9:45 AM - 10:00 AM
[SCG63-04] Trench-parallel variation in high heat flow anomaly on the Japan Trench outer rise
Keywords:heat flow, Japan Trench, outer rise, fluid circulation, heat transport, heterogeneity
The most detailed heat flow distribution was obtained on the outer rise around 39oN along a line normal to the trench, at around 60 to 80 km from the trench axis. It shows a prominent sawtooth-like variation at a scale of 3 to 5 km, suggesting that fractured zones with higher permeability have developed in the oceanic crust at intervals of several km. The inferred fractured zones are supposed to extend in the direction parallel to the trench. We conducted two-dimensional numerical modeling of pore fluid circulation in the oceanic crust in which high-permeability fractured zones abruptly developed and found that the calculated heat flow distribution is similar to the observed one.

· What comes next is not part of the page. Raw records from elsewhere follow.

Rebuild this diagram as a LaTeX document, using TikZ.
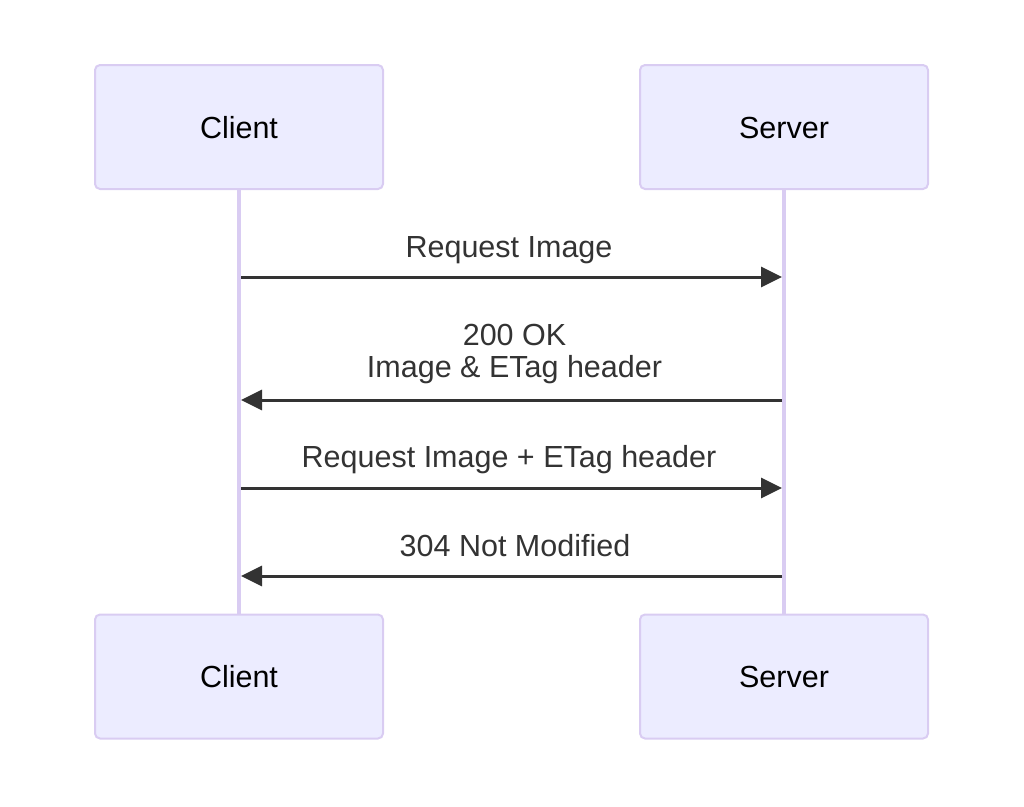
\documentclass[tikz,border=0pt]{standalone}
\usepackage{fontspec}
\setmainfont{Liberation Sans}
\usetikzlibrary{arrows.meta}
\definecolor{actfill}{HTML}{ECECFF}
\definecolor{actline}{HTML}{D9CCF2}
\definecolor{msgcol}{HTML}{333333}
\tikzset{
  actor/.style={draw=actline, line width=2pt, fill=actfill, rounded corners=5pt,
    minimum width=288pt, minimum height=124pt, inner sep=0pt},
  actlabel/.style={font=\fontsize{30.5}{35}\selectfont, text=black, anchor=base, inner sep=0pt},
  lifeline/.style={draw=actline, line width=3.5pt},
  msg/.style={draw=msgcol, line width=3pt, -{Triangle[length=21pt,width=20pt]}},
  msglabel/.style={font=\fontsize{30.5}{35}\selectfont, text=msgcol, anchor=base, inner sep=0pt}
}
\begin{document}
\begin{tikzpicture}[x=1pt,y=-1pt]
\useasboundingbox (0,0) rectangle (1024,806);
% lifelines
\coordinate (c0) at (239,189);
\coordinate (c9) at (239,614);
\coordinate (s0) at (784,189);
\coordinate (s9) at (784,614);
\draw[lifeline] (c0) -- (c9);
\draw[lifeline] (s0) -- (s9);
% actors
\node[actor] (ct) at (239,127) {};
\node[actor] (st) at (784,127) {};
\node[actor] (cb) at (239,676.5) {};
\node[actor] (sb) at (784,676.5) {};
\node[actlabel] (ctl) at (239,138) {Client};
\node[actlabel] (stl) at (784,138) {Server};
\node[actlabel] (cbl) at (239,687) {Client};
\node[actlabel] (sbl) at (784,687) {Server};
% message points
\coordinate (c1) at (241,277);
\coordinate (s1) at (782,277);
\coordinate (c2) at (241,400);
\coordinate (s2) at (782,400);
\coordinate (c3) at (241,488);
\coordinate (s3) at (782,488);
\coordinate (c4) at (241,576);
\coordinate (s4) at (782,576);
\draw[msg] (c1) -- (s1);
\draw[msg] (s2) -- (c2);
\draw[msg] (c3) -- (s3);
\draw[msg] (s4) -- (c4);
% labels
\node[msglabel] (l1) at (509,257) {Request Image};
\node[msglabel] (l2a) at (514.5,345) {200 OK};
\node[msglabel] (l2b) at (514.5,377) {Image \& ETag header};
\node[msglabel] (l3) at (509,467) {Request Image + ETag header};
\node[msglabel] (l4) at (515,556) {304 Not Modified};
\end{tikzpicture}
\end{document}
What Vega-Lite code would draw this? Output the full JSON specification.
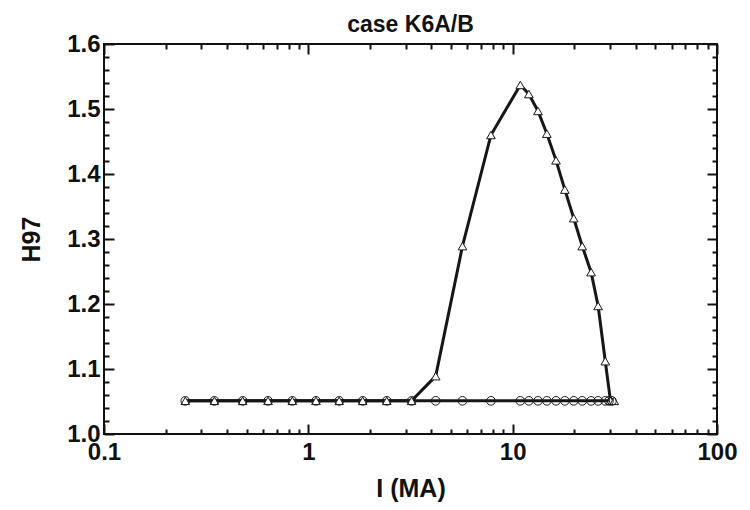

The actual structure of the oceanic crust off the Japan Trench is more complicated and probably three-dimensional as indicated by the distributions and strikes of fault escarpments on the seaward trench slope. We made closely-spaced heat flow measurements along two N-S lines to examine local variations in the direction parallel to the trench axis. The both lines intersect the trench-normal (E-W) survey line around 39oN mentioned above: one at local high heat flow on the E-W line and the other at local low heat flow. The obtained heat flow profiles along the two N-S lines both show significant variation at a scale of several km, similar to the variation along the E-W line. The amplitude of variation is larger along the line through the local high on the E-W line than that along the line through the local low. These features indicate that the permeability structure and pore fluid circulation in the oceanic crust on the outer rise are highly heterogeneous, including substantial trench-parallel variation.